- Born: Soweto, Gauteng, South Africa
- Other name: Johanna Mukoki
- Education: Rhodes University (BCom, Accounting and Economics)
- Occupations: Businesswoman, motivational speaker, philanthropist
- Years active: 1996–present
- Employer: Travel with Flair
- Known for: Co-founder of Travel with Flair, first African board member of the Association of Corporate Travel Executives, multiple business awards
- Title: Group CEO of Travel with Flair
- Spouse: Alan Mukoki ​ ​(m. 2011, divorced)​
- Relatives: Basetsana Kumalo (sister)

= Johanna Makgalemele =

South African businesswoman and philanthropist

Johanna Makgalemele (previously known as Johanna Mukoki) is a South African entrepreneur, motivational speaker, and philanthropist. She is the co-founder of Travel with Flair, a South African travel management company.

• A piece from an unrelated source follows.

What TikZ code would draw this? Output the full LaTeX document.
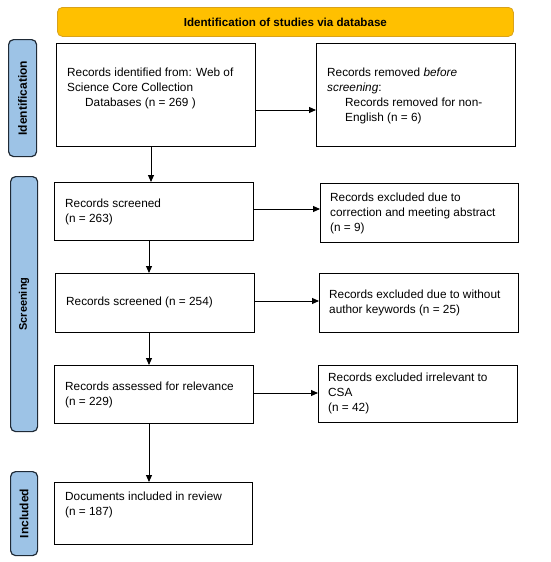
\documentclass[tikz,border=0pt]{standalone}
\usepackage{fontspec}
\setmainfont{Liberation Sans}
\usetikzlibrary{arrows.meta,calc}
\definecolor{hdr}{HTML}{FFC000}
\definecolor{hdrline}{HTML}{D9A21B}
\definecolor{side}{HTML}{9DC3E6}
\definecolor{sideline}{HTML}{1F2A36}
\tikzset{
  box/.style={draw=black, line width=1.3pt, fill=white, inner sep=0pt, anchor=north west},
  txt/.style={anchor=west, align=left, inner sep=0pt, font=\fontsize{11.8}{15}\selectfont},
  sidebar/.style={draw=sideline, fill=side, line width=1.2pt, rounded corners=5pt, inner sep=0pt, anchor=north west},
  sidelabel/.style={rotate=90, font=\bfseries\fontsize{12}{14}\selectfont, inner sep=0pt},
  arr/.style={draw=black, line width=0.9pt, -{Triangle[length=7pt,width=6pt]}},
}
\begin{document}
\begin{tikzpicture}[x=1pt,y=-1pt]
\useasboundingbox (0,0) rectangle (550,562);
% header
\node[draw=hdrline, fill=hdr, line width=0.8pt, rounded corners=5pt, minimum width=456pt, minimum height=29pt, anchor=north west, inner sep=0pt] (hd) at (57,7) {};
\node[font=\bfseries\fontsize{11.6}{14}\selectfont] at (hd.center) {Identification of studies via database};
% side bars
\node[sidebar, minimum width=28pt, minimum height=117pt] (s1) at (8,39) {};
\node[sidelabel] at (s1.center) {Identification};
\node[sidebar, minimum width=27pt, minimum height=255pt] (s2) at (10,176) {};
\node[sidelabel, font=\bfseries\fontsize{11}{13}\selectfont] at (s2.center) {Screening};
\node[sidebar, minimum width=27pt, minimum height=84pt] (s3) at (10,471) {};
\node[sidelabel] at (s3.center) {Included};
% boxes
\node[box, minimum width=199pt, minimum height=103pt] (b1) at (56,43) {};
\node[txt] at (67,88.5) {Records identified from: Web of\\Science Core Collection\\\hspace{18pt}Databases (n = 269 )};
\node[box, minimum width=199pt, minimum height=103pt] (r1) at (316,43) {};
\node[txt] at (327,96) {Records removed \textit{before}\\\textit{screening}:\\\hspace{18pt}Records removed for non-\\\hspace{18pt}English (n = 6)};

\node[box, minimum width=199pt, minimum height=58pt] (b2) at (54,182) {};
\node[txt] at (65,211.5) {Records screened\\(n = 263)};
\node[box, minimum width=198pt, minimum height=59pt] (r2) at (320,183) {};
\node[txt] at (330,213) {Records excluded due to\\correction and meeting abstract\\(n = 9)};

\node[box, minimum width=199pt, minimum height=59pt] (b3) at (55,273) {};
\node[txt] at (66,302.5) {Records screened (n = 254)};
\node[box, minimum width=199pt, minimum height=59pt] (r3) at (319,273) {};
\node[txt] at (329,303) {Records excluded due to without\\author keywords (n = 25)};

\node[box, minimum width=199pt, minimum height=58pt] (b4) at (54,365) {};
\node[txt] at (65,395) {Records assessed for relevance\\(n = 229)};
\node[box, minimum width=199pt, minimum height=57pt] (r4) at (318,365) {};
\node[txt] at (328,393.5) {Records excluded irrelevant to\\CSA\\(n = 42)};

\node[box, minimum width=198pt, minimum height=62pt] (b5) at (54,482) {};
\node[txt] at (65,505) {Documents included in review\\(n = 187)};

% arrows
\draw[arr] (b1.east |- 0,110) -- (r1.west |- 0,110);
\draw[arr] (b2.east |- 0,209) -- (r2.west |- 0,209);
\draw[arr] (b3.east |- 0,301) -- (r3.west |- 0,301);
\draw[arr] (b4.east |- 0,393) -- (r4.west |- 0,393);
\draw[arr] (151,0 |- b1.south) -- (151,0 |- b2.north);
\draw[arr] (149,0 |- b2.south) -- (149,0 |- b3.north);
\draw[arr] (149,0 |- b3.south) -- (149,0 |- b4.north);
\draw[arr] (149,0 |- b4.south) -- (149,0 |- b5.north);
\end{tikzpicture}
\end{document}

== Early life and education ==
Johanna Makgalemele was born in Soweto, South Africa, during the apartheid era. She is the elder sister of Basetsana Kumalo, a South African media personality and former Miss South Africa. Makgalemele attended Rhodes University, where she earned a BCOM degree, major in Accounting and Economics.

== Awards ==
In 2008, Makgalemele was named South Africa's Most Influential Woman in Business and Government in the Tourism Sector by the CEO Magazine. In 2012, she was named Emerging South African Entrepreneur of the Year at the Ernst & Young World Entrepreneur Awards. In 2017, she received the Exceptional Commitment Award from the ASATA Diners Club Awards. Makgalemele was also the winner of the 2017 BWASA Businesswoman of the Year under the entrepreneur category.

== Personal life ==
Makgalemele married South African businessman Alan Mukoki in 2011. The couple divorced in 2020.